From the axiom of choice we get that every set can be ordered in a way that will make it a well ordered set, including $\Bbb R$. However, since the ordinal of such a well-ordered set of $\Bbb R$ will be at least $\omega_1$, and since as far as I understood from what I read and the questioned I researched over the website, it is only proveable that $\Bbb R$ is well ordered with the axiom of choice, it's supposedly impossible to 'show' one, as in, not to show that one exists, but to point to a specific one.
After the Course's test that thought bothered me quite a bit. I've been thinking about a specific ordering of $\Bbb R$, that seems to me as if it 'covers' all of R indeed, and is well-ordered as well. Obviously it is wrong, due to what I wrote earlier, but I can't figure out why. Any explanations to what's the 'problem' with it, or what's wrong with it will be highly appreciated. Does the problem come from the non-uniqueness of decimal representation?
The ordering I thought of:
Let $r\in\Bbb R$, then every such r can be defined as:
$r=k.n_1n_2n_3n_4...n_n...$ where $k,n_i\in\Bbb N$ and $0\le n_i\le9$.
For example, 3.14$\in\Bbb R$ would have k=3, $n_1=1, n_2=4,$ and for every $i \gt 2, n_i=0$.

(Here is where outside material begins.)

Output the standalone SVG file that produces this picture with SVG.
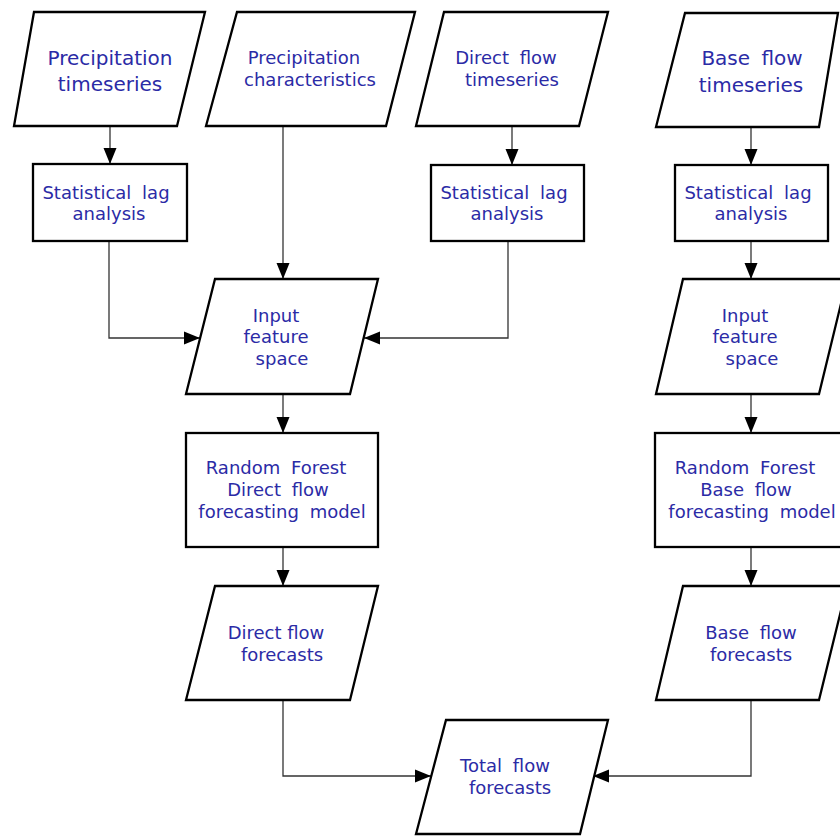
<svg xmlns="http://www.w3.org/2000/svg" width="840" height="839" viewBox="0 0 840 839">
<style>
.s{fill:#fff;stroke:#000;stroke-width:2.3;stroke-linejoin:miter}
.t{font-family:"DejaVu Sans","Liberation Sans",sans-serif;font-size:18px;fill:#2b2ba6;text-anchor:middle}
.b{font-size:20px}
.w{word-spacing:5px}
.c{fill:none;stroke:#333;stroke-width:1.3}
</style>
<defs>
<marker id="a" markerUnits="userSpaceOnUse" markerWidth="16" markerHeight="14" refX="16" refY="7" orient="auto">
<path d="M0,0.5 L16,7 L0,13.5 z" fill="#000"/>
</marker>
</defs>
<rect width="840" height="839" fill="#fff"/>
<g id="connectors" marker-end="url(#a)">
<path class="c" d="M110,126 V164"/>
<path class="c" d="M283,126 V279"/>
<path class="c" d="M512,126 V165"/>
<path class="c" d="M751,127 V165"/>
<path class="c" d="M109,241 V338 H200"/>
<path class="c" d="M508,241 V338 H364"/>
<path class="c" d="M751,241 V279"/>
<path class="c" d="M283,394 V433"/>
<path class="c" d="M751,394 V433"/>
<path class="c" d="M283,547 V586"/>
<path class="c" d="M751,547 V586"/>
<path class="c" d="M283,700 V776 H431"/>
<path class="c" d="M751,700 V776 H593"/>
</g>
<g id="precip-ts">
<polygon class="s" points="34,12 205,12 177,126 14,126"/>
<text class="t b" x="110" y="65">Precipitation</text>
<text class="t b" x="110" y="91">timeseries</text>
</g>
<g id="precip-char">
<polygon class="s" points="237,12 415,12 386,126 206,126"/>
<text class="t" x="304" y="64">Precipitation</text>
<text class="t" x="310" y="86">characteristics</text>
</g>
<g id="direct-ts">
<polygon class="s" points="444,12 608,12 579,126 416,126"/>
<text class="t w" x="506" y="64">Direct flow</text>
<text class="t" x="512" y="86">timeseries</text>
</g>
<g id="base-ts">
<polygon class="s" points="685,13 838,13 819,127 656,127"/>
<text class="t b w" x="752" y="65">Base flow</text>
<text class="t b" x="751" y="92">timeseries</text>
</g>
<g id="lag1">
<rect class="s" x="33" y="164" width="154" height="77"/>
<text class="t w" x="106" y="199">Statistical lag</text>
<text class="t" x="109" y="220">analysis</text>
</g>
<g id="lag2">
<rect class="s" x="431" y="165" width="153" height="76"/>
<text class="t w" x="504" y="199">Statistical lag</text>
<text class="t" x="507" y="220">analysis</text>
</g>
<g id="lag3">
<rect class="s" x="675" y="165" width="153" height="76"/>
<text class="t w" x="748" y="199">Statistical lag</text>
<text class="t" x="751" y="220">analysis</text>
</g>
<g id="ifs1">
<polygon class="s" points="215,279 378,279 350,394 186,394"/>
<text class="t" x="276" y="322">Input</text>
<text class="t" x="276" y="343">feature</text>
<text class="t" x="282" y="365">space</text>
</g>
<g id="ifs2">
<polygon class="s" points="683,279 847,279 819,394 656,394"/>
<text class="t" x="745" y="322">Input</text>
<text class="t" x="745" y="343">feature</text>
<text class="t" x="752" y="365">space</text>
</g>
<g id="rf1">
<rect class="s" x="186" y="433" width="192" height="114"/>
<text class="t w" x="276" y="474">Random Forest</text>
<text class="t w" x="278" y="496">Direct flow</text>
<text class="t w" x="282" y="518">forecasting model</text>
</g>
<g id="rf2">
<rect class="s" x="655" y="433" width="192" height="114"/>
<text class="t w" x="745" y="474">Random Forest</text>
<text class="t w" x="746" y="496">Base flow</text>
<text class="t w" x="752" y="518">forecasting model</text>
</g>
<g id="dff">
<polygon class="s" points="215,586 378,586 350,700 186,700"/>
<text class="t" x="276" y="639">Direct flow</text>
<text class="t" x="282" y="661">forecasts</text>
</g>
<g id="bff">
<polygon class="s" points="683,586 847,586 819,700 656,700"/>
<text class="t w" x="751" y="639">Base flow</text>
<text class="t" x="751" y="661">forecasts</text>
</g>
<g id="tff">
<polygon class="s" points="446,720 608,720 580,834 416,834"/>
<text class="t w" x="505" y="772">Total flow</text>
<text class="t" x="510" y="794">forecasts</text>
</g>
</svg>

let <' be an order on $\Bbb R$, so that =
{0,1,2,3,4….
-1,-2,-3,-4…
0.1, 1.1, 2.1 ,3.1…
-0.1, -1.1, -2.1, -3.1…
0.2, 1.2, 2.2, 3.2…
-0.2, -1.2, -2.2…
….
-0.9, -1.9, -2.9….
0.01, 1.01, 2.01…
…
-0.09, -1.09…
0.11, 1.11…
-0.11, -1.11…
0.12, 1.12…
-0.12, -1.12…
…
-0.19, -1.19…
0.21, 1.21…
…
-0.99, 1.99…
0.001, 1.001,…
……………….}
Let me try to explain each line. The first two lines are of $\Bbb Z$ where the first one is the positives (an 0), ordered by <, and the second one is the negatives, ordered by >. Every two lines are so (regarding the positives and negatives). Next line is the 'tenth's', as in for every $i \gt 1, n_i=0$, and we go with $n_1=0, n_1=2$ and so forth. Then we reach the hundreth, as in for every $i\gt 2$ $n_i=0$, and we go around with $n_1=0$ and 'run' with the $n_2$'s, then again with $n_1=1$ and so forth. Then the thousandth's, and so forth where we set for every $n_i$'s which's i is lesser or greater than the i on the $n_i$ which we 'run' on is 0, and then we go backwards and increase it by one every time, keeping the greaters on 0 until we reach '$999...$'.
That's the general idea, hope I made it clear enough. Eitherway, it's easy to see the order is well-ordering, and every line's ordinal is $\omega$. Question is - what did I do wrong, as this is obviously wrong according to what I stated above, if I got it right at least. I hope I didn't write anything too stupid.
Edit 1: Following Mauro ALLEGRANZA's comment, it seems the issue with the above ordering that it only covers finite number of strings. So we have to deal with r's with infinite number of strings, i.e. infinite number of strings that doesn't go to $n_i=0$ from $i \gt n_0$. If we take said number $r_w$ with smallest countable infinite strings, the set of such strings can be mapped to and have the ordinal of $\omega$. Question is whether I can follow it up from here - say that for every $n_i$>$n_w$ we set it to zero, as well as every $n_i$<$n_w$, and then we go backwards adding 'ones', or will it be impossible to say that since well, it doesn't make all too much sense. Any thoughts on the line of thought suggested in here? If it is possible to state so, then it's possible to go transfinite with this. Does something stops me from doing so, is it wrong because again, I limit it to certain place?